I hope I don't get what Demosthenes had. If all else failed I may try and stay with a friend at his appartment (he gets paid 117$ a week to live there). If it weren't for my girlfriend I would probably stay home all day and play games. I just found out from my girlfriend that I probably got a single room. Also one of my friends is getting a 25,000$ scholarship to a university.

Staying in and gaming is almost always my choice. The only time friends are invited is if we are on the LAN. Nothing worse than playing hot-seat or 'pass the (game) pad' IMHO.

The only real exceptions to the rule are Wednesday night Trivia nights at the local pub, and Ultimate Frisbee\ball hockey nights. Gotta keep the bod lean and mean, right!?

Great article, 1Dgaf. At a business dinner last week, I found myself listing all the things that I'd rather be doing in my head. Even the worst games in my collection ranked well above what I was doing at that moment, but other people appeared to somehow be having fun. Extroverts... gotta love 'em.
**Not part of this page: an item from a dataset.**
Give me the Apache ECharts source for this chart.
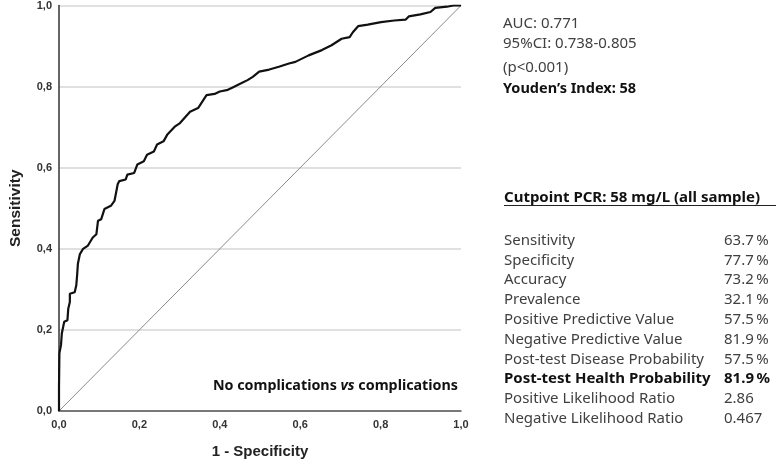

To start it off, I could probably stay in my room 24/7 and play, if I had all that time.

But the guilt factor some of you mention is peculiar to me. I never feel guilty for playing because the fact that I play means that I CAN, so why the hell shouldn't I then? Otherwise, if I do something else with me woman for example, or with family or friends, I don't see it as a waste of time either. I mean, there is always a way to gain something out of any given situation. Philosophicaly speaking, "you're dead if you do and you're dead if you don't " is as acurate as win-win. It's just a matter of observation point.

I can feel guilty for playing instead of studying, for example, but that means that I really should study because a deadline is looming. In any case, I tend to "make up" my gaming time by playing really late, so it always evens out for me.

To hell with feeling guilty about petty things, you only live once. Have a blast!

I'd just swat my friends away from the game knowing they'd be too small to fight back.

LOL.

I'm lucky in that my husband is not a social butterfly. We usually save our outings for weekends and use evenings after work to veg out and do our own thing, which fits my reclusive lifestyle perfectly.

People sometimes look at me weird if I mention I play games, but I'd be just as antisocial if I stayed home to crochet or arrange flowers. The only difference is how I choose to use my time.

Vector wrote:

I hope I don't get what Demosthenes had. If all else failed I may try and stay with a friend at his appartment (he gets paid 117$ a week to live there).

If he gets paid to live there, you might want to think twice about moving in with him.

Chalk up another antisocial gamer. Actually, I'll take slinging bull with some mates over a couple of beers instead of gaming on most days of the week, but compulsive socialising thingies I've little tolerance for. Inane chit-chat does not interest me, and I see no reason to pretend it otherwise. I'm not the life of most parties I go to.

The craziest situation of them all is when I let slip to people that I play a lot of video games. I get the "But you're socially-balanced and well-rounded" look. Then I have to explain that yes, someone can play video games and still know how to communicate. Always with the stereotypes!

I was at a July 4th picninc at my brother house... I had one of those moments... My brother has this City of Heros thing I like to call his "I have too much money and my brother does so I'll brag that I play this all day long and all he can do is beg...." Game Well he let me play it and my wife yelled at both of us for being anti-social... I was all like "Shut up! I'm playing this game for the rest of the day and there's nothing you can do about it".... on the INSIDE.... I think otuside it must have been "yes, dear" because 5 minutes later I was outside (ACK SUNLIGHT BAD) talking to my friends.

I'm lucky in that my husband is not a social butterfly.

Wha? Wha? That doesn't even compute. Don't all women require constant attention and parading around town in every possible social function?

/plans to hunt down slambie and clone her.